If, while the disk is rotating rapidly, a tube is held over the outside row and air is blown through the tube, a sustained musical tone will be heard. If, however, the tube is held, during the rotation of the disk, over the inner row of unequally spaced holes, the musical tone disappears, and a series of noises take its place. In the first case, the separate puffs of air followed each other regularly and blended into one tone; in the second case, the separate puffs of air followed each other at uncertain and irregular intervals and the result was noise.
Sound possesses a musical quality only when the waves or pulses follow each other at absolutely regular intervals.
262. The Effect of the Rapidity of Motion on the Musical Tone Produced. If the disk is rotated so slowly that less than about 16 puffs are produced in one second, only separate puffs are heard, and a musical tone is lacking; if, on the other hand, the disk is rotated in such a way that 16 puffs or more are produced in one second, the separate puffs will blend together to produce a continuous musical note of very low pitch. If the speed of the disk is increased so that the puffs become more frequent, the pitch of the resulting note rises; and at very high speeds the notes produced become so shrill and piercing as to be disagreeable to the ear. If the speed of the disk is lessened, the pitch falls correspondingly; and if the speed again becomes so low that less than 16 puffs are formed per second, the sustained sound disappears and a series of intermittent noises is produced.
263. The Pitch of a Note. By means of an apparatus called the siren, it is possible to calculate the number of vibrations producing any given musical note, such, for example, as middle C on the piano. If air is forced continuously against the disk as it rotates, a series of puffs will be heard (Fig. 177).

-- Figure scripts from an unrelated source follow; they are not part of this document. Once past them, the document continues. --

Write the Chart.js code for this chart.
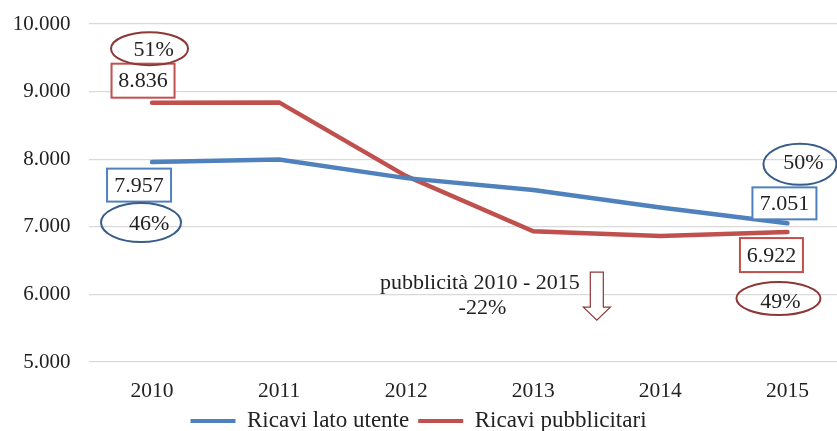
<!DOCTYPE html>
<html>
<head>
<meta charset="utf-8">
<script src="https://cdn.jsdelivr.net/npm/chart.js@4/dist/chart.umd.min.js"></script>
<style>
  body { margin: 0; background: #fff; overflow: hidden; }
</style>
</head>
<body>
<canvas id="ricaviChart" width="837" height="431"></canvas>
<script>
// data
var years = [2010, 2011, 2012, 2013, 2014, 2015];
var ricaviUtente = [7957, 7995, 7720, 7545, 7287, 7051];
var ricaviPubblicitari = [8836, 8840, 7750, 6935, 6865, 6922];
var yTicks = [5000, 6000, 7000, 8000, 9000, 10000];
// share of total at start / end year
var quotaUtente = ['46%', '50%'];
var quotaPubblicitari = ['51%', '49%'];
var notaTesto = ['pubblicità 2010 - 2015', '-22%'];

var FONT = '"Liberation Serif", "Times New Roman", serif';
var BLUE = '#4F81BD', RED = '#C0504D';
var BLUE_DARK = '#385D8A', RED_DARK = '#8C3836';

function fmt(v) {
  return String(v).replace(/\B(?=(\d{3})+(?!\d))/g, '.');
}

function toPoints(arr) {
  return years.map(function (y, i) { return { x: y, y: arr[i] }; });
}

// labels around first and last point of each series
var boxNotes = [
  { ds: 1, i: 0, dx: -9, dy: -22, w: 63, h: 34, color: RED },
  { ds: 0, i: 0, dx: -13, dy: 23, w: 64, h: 33, color: BLUE },
  { ds: 0, i: 5, dx: -3, dy: -20, w: 64, h: 32, color: BLUE },
  { ds: 1, i: 5, dx: -16, dy: 23, w: 63, h: 34, color: RED }
];
var ellipseNotes = [
  { ds: 1, i: 0, text: quotaPubblicitari[0], dx: -2.5, dy: -54, rx: 38.5, ry: 16.5, tx: 4, ty: 2, color: RED_DARK },
  { ds: 0, i: 0, text: quotaUtente[0], dx: -11, dy: 60.5, rx: 40, ry: 19.5, tx: 8, ty: 2, color: BLUE_DARK },
  { ds: 0, i: 5, text: quotaUtente[1], dx: 12.5, dy: -59, rx: 36.5, ry: 20.5, tx: 3.5, ty: -1, color: BLUE_DARK },
  { ds: 1, i: 5, text: quotaPubblicitari[1], dx: -9, dy: 66.5, rx: 42, ry: 16.5, tx: 2, ty: 4, color: RED_DARK }
];

var notesPlugin = {
  id: 'notes',
  afterDraw: function (chart) {
    var ctx = chart.ctx;
    var xs = chart.scales.x, ys = chart.scales.y;
    ctx.save();
    ctx.font = '22px ' + FONT;
    ctx.textAlign = 'center';
    ctx.textBaseline = 'middle';

    boxNotes.forEach(function (n) {
      var p = chart.getDatasetMeta(n.ds).data[n.i];
      var v = chart.data.datasets[n.ds].data[n.i].y;
      var cx = p.x + n.dx, cy = p.y + n.dy;
      ctx.fillStyle = '#fff';
      ctx.fillRect(cx - n.w / 2, cy - n.h / 2, n.w, n.h);
      ctx.strokeStyle = n.color;
      ctx.lineWidth = 2;
      ctx.strokeRect(cx - n.w / 2, cy - n.h / 2, n.w, n.h);
      ctx.fillStyle = '#222';
      ctx.fillText(fmt(v), cx, cy + 1);
    });

    ellipseNotes.forEach(function (n) {
      var p = chart.getDatasetMeta(n.ds).data[n.i];
      var cx = p.x + n.dx, cy = p.y + n.dy;
      ctx.fillStyle = '#222';
      ctx.fillText(n.text, cx + n.tx, cy + n.ty);
      ctx.beginPath();
      ctx.ellipse(cx, cy, n.rx, n.ry, 0, 0, Math.PI * 2);
      ctx.strokeStyle = n.color;
      ctx.lineWidth = 2;
      ctx.stroke();
    });

    // text and down arrow between 2012 and 2014
    ctx.fillStyle = '#222';
    ctx.fillText(notaTesto[0], xs.getPixelForValue(2012.58), ys.getPixelForValue(6160));
    ctx.fillText(notaTesto[1], xs.getPixelForValue(2012.6), ys.getPixelForValue(5795));

    var ax = xs.getPixelForValue(2013.5);
    var top = ys.getPixelForValue(6330), tip = ys.getPixelForValue(5620);
    var neck = tip - 13;
    ctx.beginPath();
    ctx.moveTo(ax - 6.5, top);
    ctx.lineTo(ax + 6.5, top);
    ctx.lineTo(ax + 6.5, neck);
    ctx.lineTo(ax + 13.5, neck);
    ctx.lineTo(ax, tip);
    ctx.lineTo(ax - 13.5, neck);
    ctx.lineTo(ax - 6.5, neck);
    ctx.closePath();
    ctx.fillStyle = '#fff';
    ctx.fill();
    ctx.strokeStyle = RED_DARK;
    ctx.lineWidth = 1.2;
    ctx.stroke();
    ctx.restore();
  }
};

var ctx = document.getElementById('ricaviChart').getContext('2d');

var chart = new Chart(ctx, {
  type: 'line',
  data: {
    datasets: [
      {
        label: 'Ricavi lato utente',
        data: toPoints(ricaviUtente),
        borderColor: BLUE,
        backgroundColor: BLUE,
        borderWidth: 4.5,
        borderCapStyle: 'round',
        pointRadius: 0,
        tension: 0
      },
      {
        label: 'Ricavi pubblicitari',
        data: toPoints(ricaviPubblicitari),
        borderColor: RED,
        backgroundColor: RED,
        borderWidth: 4.5,
        borderCapStyle: 'round',
        pointRadius: 0,
        tension: 0
      }
    ]
  },
  options: {
    responsive: false,
    animation: false,
    devicePixelRatio: 1,
    layout: { padding: { top: 24, left: 0, right: 0, bottom: -11.5 } },
    scales: {
      x: {
        type: 'linear',
        min: 2009.5,
        max: 2015.39,
        afterBuildTicks: function (scale) {
          scale.ticks = years.map(function (y) { return { value: y }; });
        },
        afterFit: function (scale) { scale.height = 38.5; },
        grid: { display: false, drawTicks: false },
        border: { display: false },
        ticks: {
          padding: 16,
          maxRotation: 0,
          color: '#222',
          font: { family: FONT, size: 21.5 },
          callback: function (v) { return String(v); }
        }
      },
      y: {
        min: 5000,
        max: 10000,
        afterBuildTicks: function (scale) {
          scale.ticks = yTicks.map(function (v) { return { value: v }; });
        },
        afterFit: function (scale) { scale.width = 88.5; },
        grid: { color: '#D9D9D9', lineWidth: 1.3, tickLength: 18, tickColor: 'rgba(0,0,0,0)' },
        border: { display: false },
        ticks: {
          padding: 0,
          color: '#222',
          font: { family: FONT, size: 21 },
          callback: function (v) { return fmt(v); }
        }
      }
    },
    plugins: {
      tooltip: { enabled: false },
      legend: {
        position: 'bottom',
        labels: {
          color: '#222',
          font: { family: FONT, size: 23 },
          boxWidth: 45,
          boxHeight: 4,
          padding: 9,
          generateLabels: function (c) {
            return Chart.defaults.plugins.legend.labels.generateLabels(c).map(function (l) {
              l.lineWidth = 0;
              return l;
            });
          }
        }
      }
    }
  },
  plugins: [notesPlugin]
});
</script>
</body>
</html>
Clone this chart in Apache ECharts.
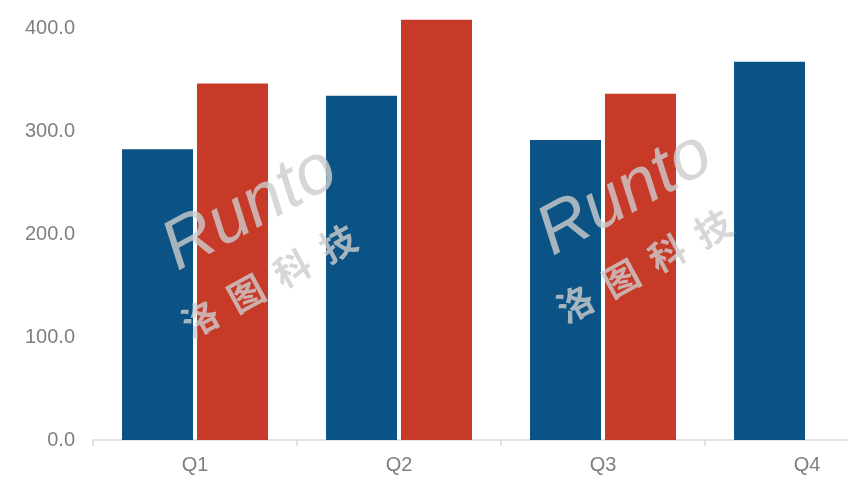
<!DOCTYPE html>
<html><head><meta charset="utf-8">
<script src="https://cdn.jsdelivr.net/npm/echarts@6/dist/echarts.min.js"></script>
<style>html,body{margin:0;padding:0;background:#fff;overflow:hidden;width:848px;height:477px}#c{width:909px;height:477px}</style>
</head><body><div id="c"></div>
<script>
const categories = ['Q1', 'Q2', 'Q3', 'Q4'];
const seriesA = [283, 335, 292, 368];
const seriesB = [347, 409, 337, null];
const yTicks = [0, 100, 200, 300, 400];

const chart = echarts.init(document.getElementById('c'), null, {renderer: 'canvas'});
const wmFill = 'rgba(205,205,205,0.8)';
function watermark(x, y) {
  return [
    {type: 'text', x: x, y: y, rotation: 0.5, z: 100,
     style: {text: 'Runto', fontSize: 70, fontStyle: 'italic', fill: wmFill, fontFamily: 'Liberation Sans, Arial, sans-serif', textVerticalAlign: 'bottom'}},
    {type: 'text', x: x + 8, y: y + 58, rotation: 0.5, z: 100,
     style: {text: '洛  图  科  技', fontSize: 36, fontWeight: 'bold', fontFamily: 'Noto Sans CJK SC', fill: wmFill, textVerticalAlign: 'bottom'}}
  ];
}
chart.setOption({
  animation: false,
  grid: {left: 93, right: 0, top: 18.7, bottom: 37, containLabel: false},
  xAxis: {
    type: 'category', data: categories,
    axisLine: {lineStyle: {color: '#d9d9d9', width: 1.5}},
    axisTick: {show: true, length: 6, lineStyle: {color: '#d9d9d9', width: 1.5}},
    axisLabel: {color: '#808080', fontSize: 20, fontFamily: 'Liberation Sans, Arial, sans-serif', margin: 15}
  },
  yAxis: {
    type: 'value', min: 0, max: 410, interval: 100,
    axisLine: {show: false}, axisTick: {show: false}, splitLine: {show: false},
    axisLabel: {color: '#808080', fontSize: 20, fontFamily: 'Liberation Sans, Arial, sans-serif',
      showMaxLabel: false, margin: 18,
      formatter: v => yTicks.includes(v) ? v.toFixed(1) : ''}
  },
  series: [
    {type: 'bar', name: 'A', data: seriesA, barWidth: 71, barGap: '5.6%', itemStyle: {color: '#0b5384'}},
    {type: 'bar', name: 'B', data: seriesB, barWidth: 71, barGap: '5.6%', itemStyle: {color: '#c83a28'}}
  ],
  graphic: [].concat(watermark(185, 285), watermark(560, 270))
});
</script>
</body></html>
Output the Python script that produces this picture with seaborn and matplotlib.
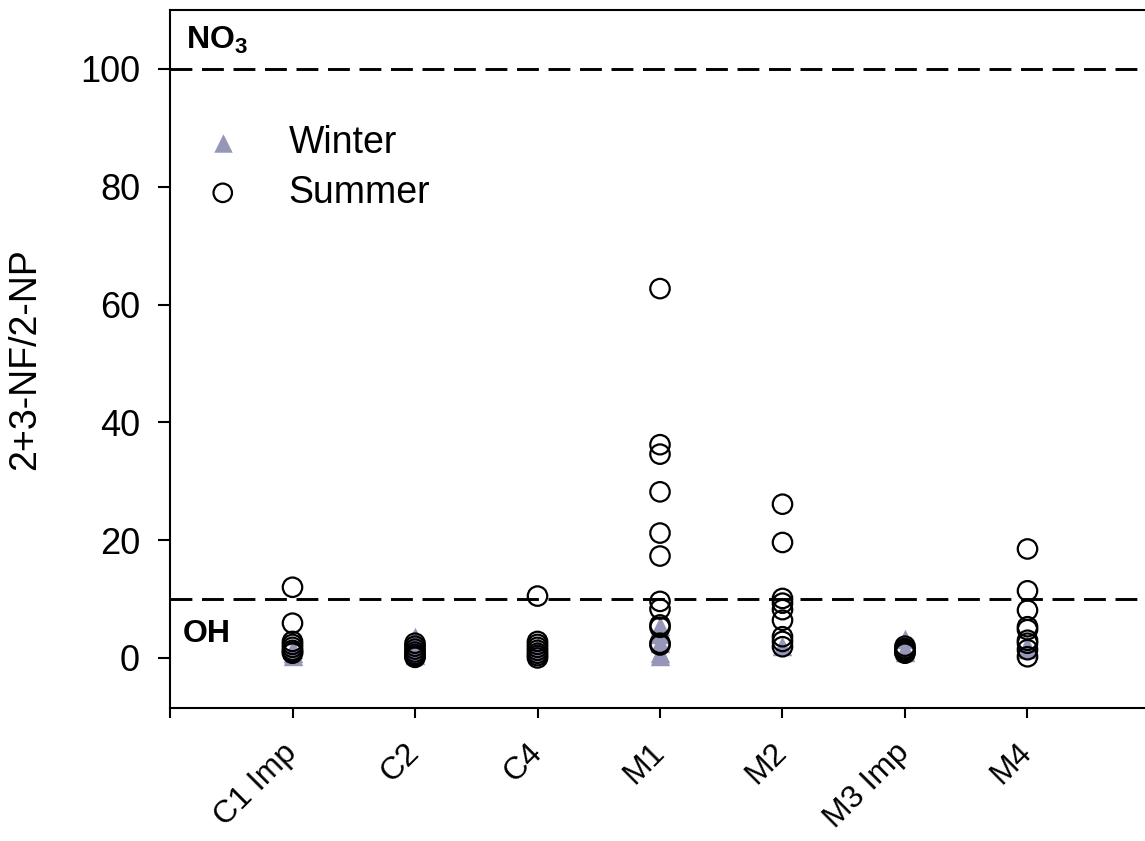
import pandas as pd
import matplotlib
matplotlib.use("Agg")
import matplotlib.pyplot as plt
import seaborn as sns

# values
sites = ["C1 Imp", "C2", "C4", "M1", "M2", "M3 Imp", "M4"]

winter_c1 = [0.3, 0.8, 1.5]
winter_c2 = [3.5, 2.0, 1.0, 0.5]
winter_c4 = [2.0, 1.0]
winter_m1 = [0.3, 0.8, 2.5, 4.0, 5.5]
winter_m2 = [2.0]
winter_m3 = [3.2, 1.5, 1.0]
winter_m4 = [2.0, 1.5]

summer_c1 = [12.0, 5.9, 2.8, 2.3, 1.8, 1.3, 1.0, 0.8]
summer_c2 = [2.5, 2.0, 1.5, 1.0, 0.6, 0.3, 0.1]
summer_c4 = [10.5, 2.8, 2.3, 1.8, 1.3, 0.8, 0.4, 0.0]
summer_m1 = [62.7, 36.2, 34.6, 28.2, 21.2, 17.3, 9.6, 8.3, 5.6, 5.2, 2.5, 2.2]
summer_m2 = [26.1, 19.6, 10.1, 9.3, 8.2, 6.4, 3.6, 2.8, 1.9]
summer_m3 = [2.0, 1.6, 1.3, 1.0, 0.8]
summer_m4 = [18.5, 11.4, 8.1, 5.3, 4.8, 3.0, 2.5, 1.4, 0.2]

no3_level = 100
oh_level = 10

winter_color = "#9696B9"


def long_form(groups):
    rows = []
    for site, vals in zip(sites, groups):
        for v in vals:
            rows.append({"site": site, "ratio": v})
    return pd.DataFrame(rows)


winter = long_form([winter_c1, winter_c2, winter_c4, winter_m1, winter_m2, winter_m3, winter_m4])
summer = long_form([summer_c1, summer_c2, summer_c4, summer_m1, summer_m2, summer_m3, summer_m4])

sns.set_style("ticks")
plt.rcParams["font.family"] = ["Liberation Sans", "DejaVu Sans"]
plt.rcParams["mathtext.fontset"] = "custom"
plt.rcParams["mathtext.bf"] = "Liberation Sans:bold"
plt.rcParams["mathtext.rm"] = "Liberation Sans"
for key in ["text.color", "axes.labelcolor", "xtick.color", "ytick.color", "axes.edgecolor"]:
    plt.rcParams[key] = "black"

fig = plt.figure(figsize=(11.45, 8.41), dpi=100)
ax = fig.add_axes([170 / 1145, 1 - 708 / 841, 980 / 1145, 698 / 841])

# winter triangles underneath
n0 = len(ax.collections)
sns.stripplot(data=winter, x="site", y="ratio", order=sites, jitter=False,
              marker="^", color=winter_color, s=14, linewidth=0, ax=ax, zorder=3)
winter_handle = ax.collections[n0]

# summer hollow circles on top
n1 = len(ax.collections)
sns.stripplot(data=summer, x="site", y="ratio", order=sites, jitter=False,
              marker="o", color="black", s=14, linewidth=1.6, edgecolor="black",
              ax=ax, zorder=4)
for coll in ax.collections[n1:]:
    coll.set_facecolor("none")
    coll.set_edgecolor("black")
summer_handle = ax.collections[n1]

# reference lines
ax.axhline(no3_level, color="black", lw=2.1, dashes=(7.5, 3.3), zorder=2)
ax.axhline(oh_level, color="black", lw=2.1, dashes=(7.5, 3.3), zorder=2)

ax.set_xlim(-1, 7)
ax.set_ylim(-8.5, 110)
ax.set_yticks([0, 20, 40, 60, 80, 100])
ax.set_xticks(list(range(-1, 7)))
ax.set_xticklabels([""] + sites, rotation=45, ha="right", va="center",
                   rotation_mode="anchor")
ax.tick_params(axis="y", labelsize=26, length=8.6, width=1.5, pad=13, direction="out")
ax.tick_params(axis="x", labelsize=23, length=7, width=1.5, pad=22, direction="out")

ax.set_xlabel("")
ax.set_ylabel("2+3-NF/2-NP", fontsize=27)
ax.yaxis.set_label_coords(-0.1296, 0.5)

for side in ["left", "bottom", "top"]:
    ax.spines[side].set_linewidth(1.5)
ax.spines["right"].set_visible(False)

ax.text(-0.87, 104.8, r"$\mathbf{NO_3}$", fontsize=23, va="center", ha="left")
ax.text(-0.9, 4.0, "OH", fontsize=23, fontweight="bold", va="center", ha="left")

ax.legend([winter_handle, summer_handle], ["Winter", "Summer"],
          loc="upper left", bbox_to_anchor=(0.0347, 0.835), frameon=False,
          fontsize=27, borderpad=0, borderaxespad=0, handlelength=1.0,
          handletextpad=1.25, labelspacing=0.36, markerscale=0.95)

fig.savefig("out.png", dpi=100)
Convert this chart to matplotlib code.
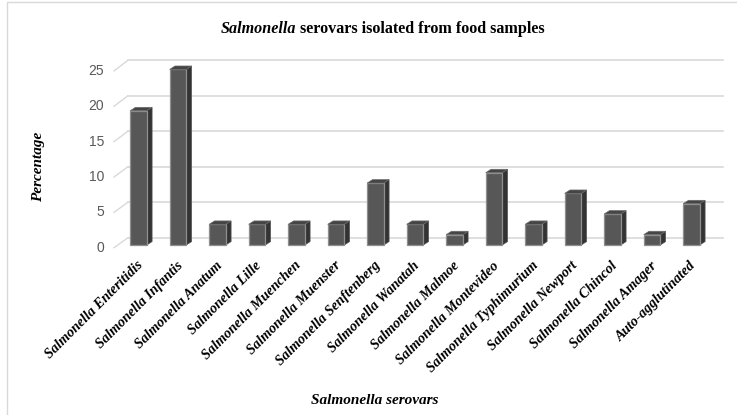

If the disk turns fast enough, the puffs blend into a musical sound, whose pitch rises higher and higher as the disk moves faster and faster, and produces more and more puffs each second.
FIG. 177.—A siren.
The instrument is so constructed that clockwork at the top registers the number of revolutions made by the disk in one second. The number of holes in the disk multiplied by the number of revolutions a second gives the number of puffs of air produced in one second. If we wish to find the number of vibrations which correspond to middle C on the piano, we increase the speed of the disk until the note given forth by the siren agrees with middle C as sounded on the piano, as nearly as the ear can judge; we then calculate the number of puffs of air which took place each second at that particular speed of the disk. In this way we find that middle C is due to about 256 vibrations per second; that is, a piano string must vibrate 256 times per second in order for the resultant note to be of pitch middle C. In a similar manner we determine the following frequencies:—
| do | re | mi | fa | sol | la | si | do |
| C | D | E | F | G | A | B | C |
| 256 | 288 | 320 | 341 | 384 | 427 | 480 | 512 |
The pitch of pianos, from the lowest bass note to the very highest treble, varies from 27 to about 3500 vibrations per second. No human voice, however, has so great a range of tone; the highest soprano notes of women correspond to but 1000 vibrations a second, and the deepest bass of men falls but to 80 vibrations a second.